Pour éviter toute fuite inopinée, le gouvernement Harper a sommé le diplomate Richard Colvin de lui remettre tous les documents touchant les détenus afghans qu'il avait en sa possession peu de temps après sa comparution devant la Commission d'examen des plaintes concernant la police militaire l'an dernier.

M. Colvin est ce diplomate canadien qui a provoqué une tempête politique à Ottawa en affirmant devant un comité parlementaire à l'automne 2009 que le Canada s'était rendu coupable de complicité de torture en transférant aux autorités afghanes des prisonniers qui allaient ensuite être maltraités.

Ces déclarations de M. Colvin, qui avait été le numéro deux à l'ambassade du Canada à Kaboul et qui avait informé les autorités canadiennes de ses craintes en 2006, avaient mis le gouvernement Harper dans l'embarras. Le ministre de la Défense Peter MacKay et les hauts gradés militaires canadiens avaient nié avec véhémence ces allégations et avaient mis en doute la crédibilité du diplomate.

Le ministère de la Justice a envoyé une lettre en mars 2010 à M. Colvin lui intimant l'ordre de remettre tous les documents qu'il détenait au ministère des Affaires étrangères, a appris La Presse.

M. Colvin, qui est toujours employé par la diplomatie canadienne et est actuellement en poste à l'ambassade du Canada à Washington, a obtempéré à cette requête trois mois plus tard, soit le 8 juin 2010, démontrent des documents obtenus en vertu de la Loi sur l'accès à l'information.

Témoignage terminé

Dans une note d'information rédigée à l'intention du ministre des Affaires étrangères de l'époque, Lawrence Cannon, et daté du 9 juin 2010, on invoque des raisons de sécurité nationale pour expliquer la décision du gouvernement canadien d'exiger le retour de ces documents.

«La divulgation au public de certaines informations peut avoir une incidence directe sur nos activités, nuire à nos relations et mettre en danger la vie des soldats et des représentants canadiens qui travaillent en Afghanistan», affirme-t-on dans la note d'information obtenue par La Presse récemment.
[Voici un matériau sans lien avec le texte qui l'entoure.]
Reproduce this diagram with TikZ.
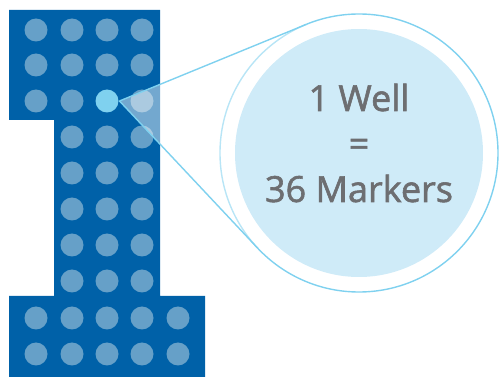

On ajoute aussi que M. Colvin a terminé son témoignage devant le comité parlementaire et devant la Commission d'examen des plaintes concernant la police militaire, lesquels se sont penchés sur le traitement réservé aux détenus afghans capturés par les Forces canadiennes et transférés aux autorités afghanes.

Toutefois, on précise que si M. Colvin est appelé à témoigner à nouveau, il pourrait obtenir les documents «dont il a besoin pour son témoignage».

«Les règles qui régissent la protection et la divulgation d'informations classifiées sont claires et non ambiguës et le gouvernement du Canada demande à ses employés de respecter les règles régissant le traitement des documents classifiés», peut-on également lire dans la note d'information.

Il a été impossible d'obtenir la réaction de M. Colvin, hier. Son avocat, Owen Rees, a pour sa part refusé de commenter la requête du gouvernement fédéral.

Clore la controverse

Le porte-parole du NPD en matière de Défense, Jack Harris, a affirmé que cette manoeuvre du gouvernement visait à clore de manière définitive la controverse entourant le sort des détenus afghans.

«Ils veulent mettre un couvercle sur toute cette affaire pour s'assurer qu'aucune autre information ne soit divulguée. En toute franchise, je crois qu'ils ont réussi avec la collaboration du Parti libéral et du Bloc québécois», a-t-il affirmé.

Dans la foulée des déclarations de M. Colvin, un comité parlementaire a été mis sur pied pour passer au peigne fin tous les documents du gouvernement portant sur les détenus afghans. Le NPD avait refusé de participer à ce comité.

Après 12 mois de travail du comité, le gouvernement fédéral a rendu publiques 4000 pages de documents largement caviardés en juin. Ces documents ne contenaient pas d'informations nouvelles, mais selon les conservateurs, ils démontraient que le gouvernement Harper n'avait rien à se reprocher dans ce dossier. Les partis de l'opposition ont affirmé au contraire que de nombreuses questions demeuraient toujours sans réponse.